# [What is being asked]
Wherever "this" appears in a line, copy that line.

#####

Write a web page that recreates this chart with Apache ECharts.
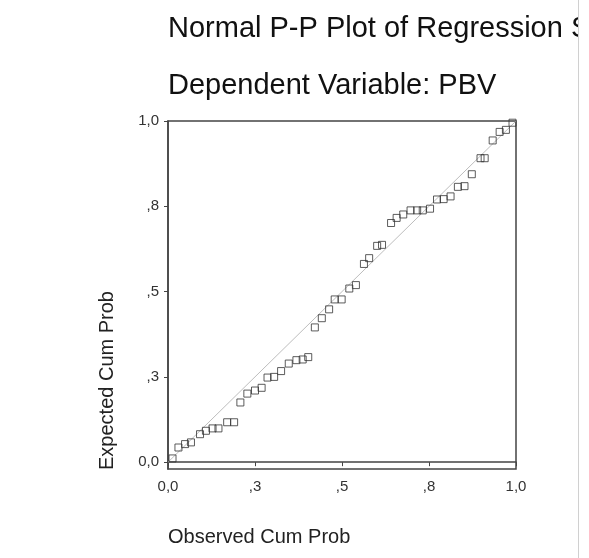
<!DOCTYPE html>
<html>
<head>
<meta charset="utf-8">
<script src="https://cdn.jsdelivr.net/npm/echarts@6/dist/echarts.min.js"></script>
<style>html,body{margin:0;padding:0;background:#fff}#c{width:589px;height:558px}</style>
</head>
<body>
<div id="c"></div>
<script>
var titleText = 'Normal P-P Plot of Regression Standardized Residual';
var subtitleText = 'Dependent Variable: PBV';
var xAxisTitle = 'Observed Cum Prob';
var yAxisTitle = 'Expected Cum Prob';
var tickValues = [0, 0.25, 0.5, 0.75, 1];
var tickLabels = ['0,0', ',3', ',5', ',8', '1,0'];
var observed = [0.013,0.030,0.049,0.066,0.092,0.109,0.128,0.145,0.170,0.190,
  0.208,0.228,0.250,0.269,0.286,0.305,0.325,0.347,0.369,0.387,
  0.403,0.422,0.442,0.463,0.479,0.499,0.521,0.540,0.563,0.578,
  0.601,0.615,0.641,0.657,0.676,0.697,0.716,0.732,0.753,0.773,
  0.792,0.812,0.833,0.852,0.873,0.898,0.910,0.933,0.953,0.971,0.990];
var expected = [0.011,0.043,0.053,0.058,0.082,0.092,0.099,0.099,0.117,0.117,
  0.175,0.201,0.210,0.218,0.248,0.250,0.267,0.289,0.299,0.301,
  0.308,0.395,0.422,0.448,0.477,0.477,0.509,0.519,0.581,0.598,
  0.634,0.637,0.701,0.716,0.726,0.738,0.738,0.738,0.743,0.770,
  0.771,0.779,0.807,0.809,0.844,0.891,0.891,0.943,0.968,0.974,0.995];
var refLineX = [0, 1];
var refLineY = [0, 1];

var points = observed.map(function (v, i) { return [v, expected[i]]; });
var refLine = refLineX.map(function (v, i) { return [v, refLineY[i]]; });
function fmt(v) {
  for (var i = 0; i < tickValues.length; i++) {
    if (Math.abs(tickValues[i] - v) < 1e-9) return tickLabels[i];
  }
  return '';
}
var FONT = '"Liberation Sans", Arial, sans-serif';
var chart = echarts.init(document.getElementById('c'), null, {renderer: 'canvas'});
chart.setOption({
  backgroundColor: '#fff',
  animation: false,
  grid: {left: 168, top: 121, width: 348, height: 348, show: true,
    borderColor: '#444', borderWidth: 1.5, backgroundColor: 'transparent'},
  xAxis: {
    type: 'value', min: 0, max: 1,
    axisLine: {show: true, lineStyle: {color: '#444', width: 1.5}},
    axisTick: {show: true, length: 4, customValues: tickValues, lineStyle: {color: '#444'}},
    axisLabel: {customValues: tickValues, formatter: fmt, color: '#333', fontSize: 15,
      fontFamily: FONT, margin: 10},
    splitLine: {show: false}
  },
  yAxis: {
    type: 'value', min: -0.02, max: 1,
    axisLine: {show: true, lineStyle: {color: '#444', width: 1.5}},
    axisTick: {show: true, length: 4, customValues: tickValues, lineStyle: {color: '#444'}},
    axisLabel: {customValues: tickValues, formatter: fmt, color: '#333', fontSize: 15,
      fontFamily: FONT, margin: 9},
    splitLine: {show: false}
  },
  series: [
    {type: 'line', data: refLine, symbol: 'none', silent: true, z: 1,
      lineStyle: {color: '#bdbdbd', width: 1}},
    {type: 'scatter', data: points, symbol: 'rect', symbolSize: 7, z: 3,
      itemStyle: {color: 'rgba(255,255,255,0)', borderColor: '#333', borderWidth: 1}}
  ],
  graphic: [
    {type: 'text', left: 168, top: 14, z: 10,
      style: {text: titleText, font: '29px ' + FONT, fill: '#111'}},
    {type: 'text', left: 168, top: 71, z: 10,
      style: {text: subtitleText, font: '29px ' + FONT, fill: '#111'}},
    {type: 'text', left: 168, top: 527, z: 10,
      style: {text: xAxisTitle, font: '20px ' + FONT, fill: '#222'}},
    {type: 'text', x: 97, y: 470, rotation: Math.PI / 2, z: 10,
      style: {text: yAxisTitle, font: '20px ' + FONT, fill: '#222', align: 'left', verticalAlign: 'top'}},
    {type: 'rect', shape: {x: 578, y: 0, width: 11, height: 558}, z: 20,
      style: {fill: '#fff'}},
    {type: 'line', shape: {x1: 578.5, y1: 0, x2: 578.5, y2: 558}, z: 21,
      style: {stroke: '#d0d0d0', lineWidth: 1}}
  ]
});
</script>
</body>
</html>
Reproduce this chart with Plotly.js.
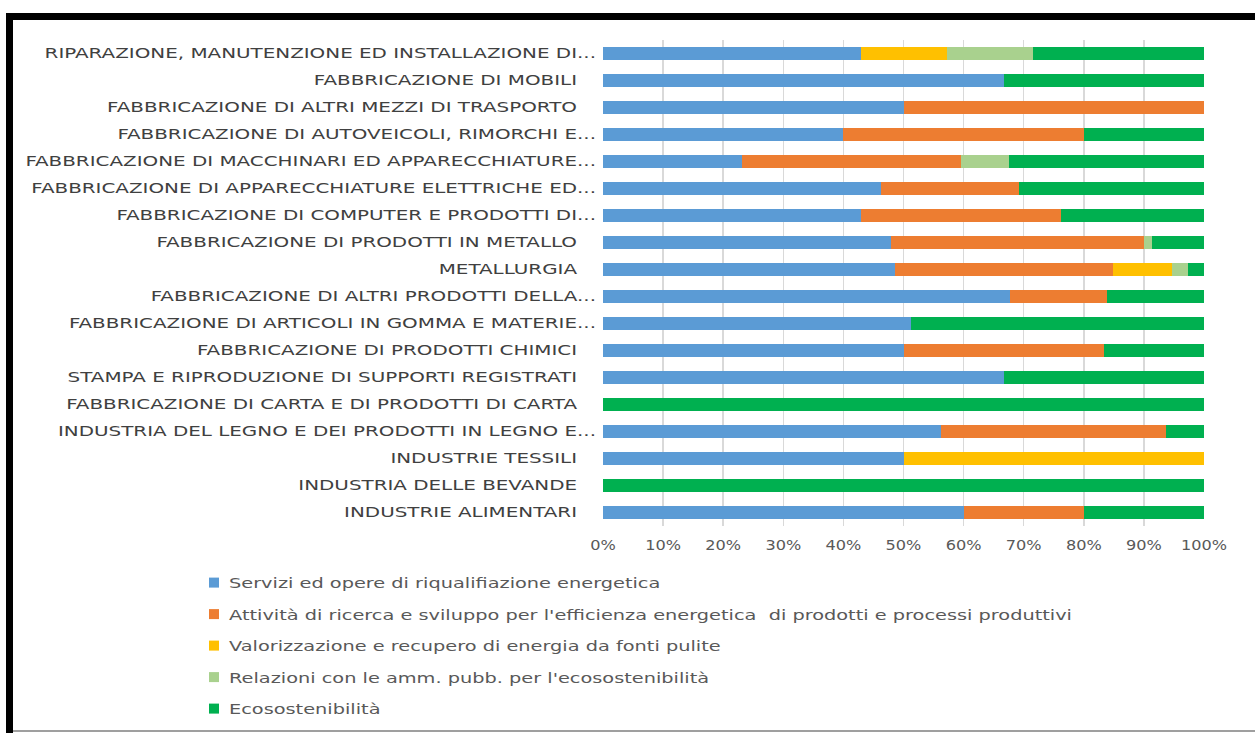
<!DOCTYPE html>
<html>
<head>
<meta charset="utf-8">
<script src="https://cdn.plot.ly/plotly-3.0.1.min.js"></script>
<style>
html,body{margin:0;padding:0;background:#fff;overflow:hidden;}
#chart{width:1255px;height:733px;}
</style>
</head>
<body>
<div id="chart"></div>
<script>
const categories = [
  "RIPARAZIONE, MANUTENZIONE ED INSTALLAZIONE DI...",
  "FABBRICAZIONE DI MOBILI",
  "FABBRICAZIONE DI ALTRI MEZZI DI TRASPORTO",
  "FABBRICAZIONE DI AUTOVEICOLI, RIMORCHI E...",
  "FABBRICAZIONE DI MACCHINARI ED APPARECCHIATURE...",
  "FABBRICAZIONE DI APPARECCHIATURE ELETTRICHE ED...",
  "FABBRICAZIONE DI COMPUTER E PRODOTTI DI...",
  "FABBRICAZIONE DI PRODOTTI IN METALLO",
  "METALLURGIA",
  "FABBRICAZIONE DI ALTRI PRODOTTI DELLA...",
  "FABBRICAZIONE DI ARTICOLI IN GOMMA E MATERIE...",
  "FABBRICAZIONE DI PRODOTTI CHIMICI",
  "STAMPA E RIPRODUZIONE DI SUPPORTI REGISTRATI",
  "FABBRICAZIONE DI CARTA E DI PRODOTTI DI CARTA",
  "INDUSTRIA DEL LEGNO E DEI PRODOTTI IN LEGNO E...",
  "INDUSTRIE TESSILI",
  "INDUSTRIA DELLE BEVANDE",
  "INDUSTRIE ALIMENTARI"
];

const seriesNames = [
  "Servizi ed opere di riqualifiazione energetica",
  "Attività di ricerca e sviluppo per l'efficienza energetica  di prodotti e processi produttivi",
  "Valorizzazione e recupero di energia da fonti pulite",
  "Relazioni con le amm. pubb. per l'ecosostenibilità",
  "Ecosostenibilità"
];

const serviziValues     = [42.9, 66.7, 50, 40, 23.1, 46.2, 42.9, 47.9, 48.6, 67.8, 51.3, 50, 66.7, 0, 56.25, 50, 0, 60];
const ricercaValues     = [0, 0, 50, 40, 36.4, 23.0, 33.3, 42.1, 36.2, 16.0, 0, 33.4, 0, 0, 37.5, 0, 0, 20];
const valorizzValues    = [14.3, 0, 0, 0, 0, 0, 0, 0, 9.9, 0, 0, 0, 0, 0, 0, 50, 0, 0];
const relazioniValues   = [14.3, 0, 0, 0, 8.0, 0, 0, 1.4, 2.7, 0, 0, 0, 0, 0, 0, 0, 0, 0];
const ecoValues         = [28.5, 33.3, 0, 20, 32.5, 30.8, 23.8, 8.6, 2.6, 16.2, 48.7, 16.6, 33.3, 100, 6.25, 0, 100, 20];

const xTickVals = [0, 10, 20, 30, 40, 50, 60, 70, 80, 90, 100];
const xTickText = ["0%", "10%", "20%", "30%", "40%", "50%", "60%", "70%", "80%", "90%", "100%"];

const colors = ["#5B9BD5", "#ED7D31", "#FFC000", "#A9D18E", "#00B050"];
const allValues = [serviziValues, ricercaValues, valorizzValues, relazioniValues, ecoValues];

const W = 1255, H = 733;
const PL = 603, PR = 1204, PT = 40, PB = 526;
const px2x = p => (p - PL) / (PR - PL);
const px2y = p => (PB - p) / (PB - PT);

// non-truncated labels sit a little further left in the original
const catLabels = categories.map(c => c.endsWith("...") ? c : c + "\u00a0\u00a0\u00a0");

const traces = allValues.map((vals, i) => ({
  type: "bar",
  orientation: "h",
  name: seriesNames[i],
  y: categories,
  x: vals,
  marker: {color: colors[i], line: {width: 0}},
  legendgroup: "g" + i,
  hoverinfo: "x+y+name"
}));

const layout = {
  width: W, height: H,
  margin: {l: PL, r: W - PR, t: PT, b: H - PB, pad: 0, autoexpand: false},
  paper_bgcolor: "#ffffff",
  plot_bgcolor: "#ffffff",
  barmode: "stack",
  barnorm: "percent",
  bargap: 0.54,
  font: {family: "DejaVu Sans, sans-serif", size: 14, color: "#595959"},
  xaxis: {
    range: [0, 100],
    tickvals: xTickVals,
    ticktext: xTickText,
    showgrid: true,
    gridcolor: "#d9d9d9",
    gridwidth: 1.5,
    zeroline: false,
    showline: false,
    ticks: "",
    ticklabelstandoff: 9,
    tickfont: {family: "DejaVu Sans, sans-serif", size: 14, color: "#595959"},
    fixedrange: true
  },
  yaxis: {
    type: "category",
    categoryorder: "array",
    categoryarray: categories,
    tickvals: categories,
    ticktext: catLabels,
    range: [categories.length - 0.5, -0.5],
    showgrid: false,
    zeroline: false,
    showline: false,
    ticks: "",
    ticklabelstandoff: 6,
    tickfont: {family: "DejaVu Sans, sans-serif", size: 14, color: "#404040"},
    fixedrange: true
  },
  showlegend: true,
  legend: {
    orientation: "v",
    x: px2x(189), xanchor: "left",
    y: px2y(567), yanchor: "top",
    traceorder: "grouped",
    tracegroupgap: 10.3,
    font: {family: "DejaVu Sans, sans-serif", size: 14, color: "#595959"},
    bgcolor: "rgba(0,0,0,0)"
  },
  shapes: [
    {type: "rect", xref: "paper", yref: "paper", x0: px2x(7), x1: px2x(1256), y0: px2y(20), y1: px2y(13), fillcolor: "#000", line: {width: 0}, layer: "above"},
    {type: "rect", xref: "paper", yref: "paper", x0: px2x(6), x1: px2x(13), y0: px2y(734), y1: px2y(13), fillcolor: "#000", line: {width: 0}, layer: "above"},
    {type: "line", xref: "paper", yref: "paper", x0: px2x(13), x1: px2x(1256), y0: px2y(731), y1: px2y(731), line: {color: "#7f7f7f", width: 1.5}, layer: "above"}
  ]
};

// the original's text is drawn horizontally stretched; widen glyphs to match
function stretchText(selector, factor) {
  document.querySelectorAll(selector).forEach(t => {
    const len = t.getComputedTextLength();
    if (len > 0) {
      t.setAttribute("lengthAdjust", "spacingAndGlyphs");
      t.setAttribute("textLength", (len * factor).toFixed(1));
    }
  });
}

Plotly.newPlot("chart", traces, layout, {displayModeBar: false, staticPlot: true}).then(() => {
  stretchText("#chart .ytick text", 1.42);
  stretchText("#chart .legendtext", 1.38);
  stretchText("#chart .xtick text", 1.15);
  document.querySelectorAll("#chart .legend .scrollbox, #chart .legend").forEach(g => g.removeAttribute("clip-path"));
  // smaller legend keys, closer to the text, as in the original
  document.querySelectorAll("#chart .legend .legendpoints path").forEach(p => {
    p.setAttribute("d", "M5,5H-5V-5H5Z");
    p.setAttribute("transform", "translate(25,0)");
  });
});
</script>
</body>
</html>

#####

# [Reply to the exercise]
Write a web page that recreates this chart with Apache ECharts.
Reproduce this chart with Plotly.js.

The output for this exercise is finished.